A roadmap for capital markets to grow our economy: REP 823
REP 823 is the culmination of ASIC’s year-long work on the future of Australia’s public and private markets. It sets out a regulatory roadmap to modernise public markets and strengthen oversight of private markets – especially private credit – so that both can grow on “strong foundations.” REP 823 synthesises insights from ASIC’s private credit surveillance (REP 820), expert analysis on market forces (REP 822), and international practices in private markets reporting (REP 821), and confirms targeted regulatory initiatives alongside continued surveillance and enforcement.
REP 823 is relevant across the market ecosystem, with immediate implications for: funds management and private credit managers operating wholesale funds, superannuation trustees and platform operators, listed entities and IPO candidates, market operators and intermediaries and auditors and reporting teams supporting financial reporting.
REP 823: A two track approach
The ASIC roadmap in REP 823 signals a two-track approach:
- Public markets modernisation. ASIC supports measures to streamline IPOs and disclosure, encourage new listing frameworks and robust trading platforms, and attract foreign listings and capital. It highlights areas for consideration by market operators and government, including director responsibilities, free float requirements, and mechanisms to facilitate foreign listings.
- Private markets uplift with a focus on private credit. ASIC seeks better supervisory tools through policy settings, including notifications of wholesale funds in operation, data collection, and independently audited financial reports for wholesale funds. In parallel, ASIC will:
- Publish a catalogue of legal obligations and refreshed regulatory guidance for funds management; and
- Engage with industry bodies to lift standards in private markets.

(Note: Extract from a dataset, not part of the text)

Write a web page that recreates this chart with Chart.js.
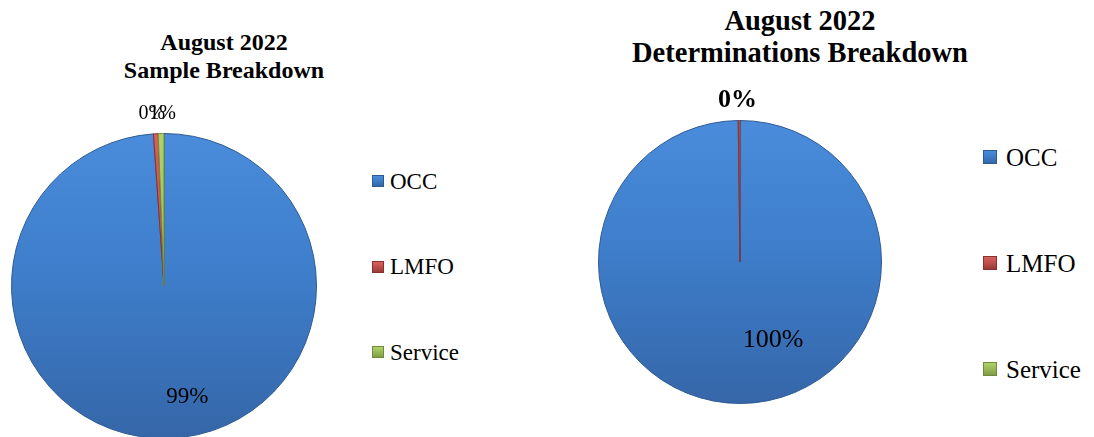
<!DOCTYPE html>
<html><head><meta charset="utf-8">
<script src="https://cdn.jsdelivr.net/npm/chart.js@4.4.0/dist/chart.umd.min.js"></script>
<style>
html,body{margin:0;padding:0;width:1094px;height:437px;overflow:hidden;background:#fff;font-family:"Liberation Serif","Times New Roman",serif;color:#000}
.box{position:absolute}
.title{position:absolute;font-weight:bold;text-align:center;white-space:nowrap}
.leg{position:absolute;white-space:nowrap;font-family:"Liberation Serif",serif}
.item{position:absolute;left:0;display:flex;align-items:center}
.mk{display:inline-block;box-sizing:border-box}
</style></head><body>
<div id="t1" class="title" style="left:24px;width:400px;top:28px;font-size:24px;line-height:28px"></div>
<div id="t2" class="title" style="left:600px;width:400px;top:5px;font-size:28.5px;line-height:32px"></div>
<div class="box" style="left:0;top:0;width:330px;height:460px"><canvas id="c1" width="330" height="460"></canvas></div>
<div class="box" style="left:580px;top:0;width:320px;height:437px"><canvas id="c2" width="320" height="437"></canvas></div>
<div id="l1" class="leg" style="left:372px;top:0;font-size:23px;line-height:23px"></div>
<div id="l2" class="leg" style="left:983px;top:0;font-size:25px;line-height:25px"></div>
<script>
// ---- data ----
const categories = ['OCC', 'LMFO', 'Service'];
const sampleTitle = ['August 2022', 'Sample Breakdown'];
const sampleValues = [98.9, 0.49, 0.61];
const detTitle = ['August 2022', 'Determinations Breakdown'];
const detValues = [99.8, 0.2, 0];
const baseColors = ['#3e7ecb', '#c0504d', '#9bbb59'];
const lightColors = ['#4a8cdb', '#d6615d', '#b0d06a'];
const darkColors = ['#3566a8', '#9c3a37', '#7f9c44'];
const edgeColors = ['#2e5a92', '#8a302d', '#6f8a3a'];

// ---- helpers ----
function sliceFill(ctx) {
  const i = ctx.dataIndex;
  const chart = ctx.chart;
  const area = chart.chartArea;
  if (!area || i === undefined) return baseColors[i || 0];
  const g = chart.ctx.createLinearGradient(0, area.top, 0, area.bottom);
  g.addColorStop(0, lightColors[i]);
  g.addColorStop(0.45, baseColors[i]);
  g.addColorStop(1, darkColors[i]);
  return g;
}

const pctLabels = {
  id: 'pctLabels',
  afterDatasetsDraw(chart, args, opts) {
    const meta = chart.getDatasetMeta(0);
    const data = chart.data.datasets[0].data;
    const total = data.reduce((a, b) => a + b, 0);
    const c = chart.ctx;
    c.save();
    meta.data.forEach((arc, i) => {
      const v = data[i];
      if (!v) return;
      const spec = opts.items[i];
      const p = arc.getProps(['x', 'y', 'startAngle', 'endAngle', 'outerRadius'], true);
      const mid = (p.startAngle + p.endAngle) / 2;
      const dist = spec.outside ? p.outerRadius + spec.gap : p.outerRadius * spec.ratio;
      const x = p.x + Math.cos(mid) * dist + (spec.dx || 0);
      const y = p.y + Math.sin(mid) * dist + (spec.dy || 0);
      c.font = spec.font;
      c.fillStyle = '#000';
      c.textAlign = 'center';
      c.textBaseline = 'middle';
      c.fillText(Math.round(v / total * 100) + '%', x, y);
    });
    c.restore();
  }
};

function makePie(id, values, padding, items) {
  return new Chart(document.getElementById(id), {
    type: 'pie',
    data: {
      labels: categories,
      datasets: [{
        data: values,
        backgroundColor: sliceFill,
        borderColor: edgeColors,
        borderWidth: 1
      }]
    },
    options: {
      responsive: false,
      maintainAspectRatio: false,
      devicePixelRatio: 1,
      animation: false,
      layout: { padding: padding },
      plugins: {
        legend: { display: false },
        title: { display: false },
        tooltip: { enabled: false },
        pctLabels: { items: items }
      }
    },
    plugins: [pctLabels]
  });
}

makePie('c1', sampleValues, { left: 11, top: 133, right: 13, bottom: 21 }, [
  { outside: false, ratio: 0.73, dx: 19.5, dy: 0, font: '23px "Liberation Serif"' },
  { outside: true, gap: 20, dx: -3, dy: 0, font: '20px "Liberation Serif"' },
  { outside: true, gap: 20, dx: 2, dy: 0, font: '20px "Liberation Serif"' }
]);
makePie('c2', detValues, { left: 18, top: 120, right: 18, bottom: 33 }, [
  { outside: false, ratio: 0.55, dx: 32.5, dy: 0, font: '26px "Liberation Serif"' },
  { outside: true, gap: 20, dx: -1.5, dy: 0, font: 'bold 26px "Liberation Serif"' },
  { outside: true, gap: 20, dx: 0, dy: 0, font: 'bold 26px "Liberation Serif"' }
]);

// ---- titles ----
document.getElementById('t1').innerHTML = sampleTitle.join('<br>');
document.getElementById('t2').innerHTML = detTitle.join('<br>');

// ---- legends ----
function buildLegend(id, tops, size, gap) {
  const el = document.getElementById(id);
  categories.forEach((name, i) => {
    const it = document.createElement('div');
    it.className = 'item';
    it.style.top = tops[i] + 'px';
    const mk = document.createElement('span');
    mk.className = 'mk';
    mk.style.width = size + 'px';
    mk.style.height = size + 'px';
    mk.style.marginRight = gap + 'px';
    mk.style.border = '1px solid ' + edgeColors[i];
    mk.style.background = 'linear-gradient(to bottom,' + lightColors[i] + ' 0%,' + baseColors[i] + ' 45%,' + darkColors[i] + ' 100%)';
    const tx = document.createElement('span');
    tx.textContent = name;
    it.appendChild(mk);
    it.appendChild(tx);
    el.appendChild(it);
  });
}
buildLegend('l1', [169.5, 255, 340.5], 12, 6);
buildLegend('l2', [144.5, 250.5, 356.5], 14, 9);
</script>
</body></html>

ASIC underscores that superannuation trustees are systemically important market participants and expects elevated standards as they expand allocations across public and private assets, including private credit. ASIC will continue surveillance in this space.
Next steps
REP 823 is a roadmap rather than a single-rule change.
Firms may expect from ASIC:
- Heightened surveillance of private credit and wholesale funds, with an emphasis on governance, disclosure to investors, valuation practices, liquidity and conflicts management.
- Enforcement where needed to drive good practices and market integrity, including use of available powers against misleading disclosure, deficient financial reporting and control failures.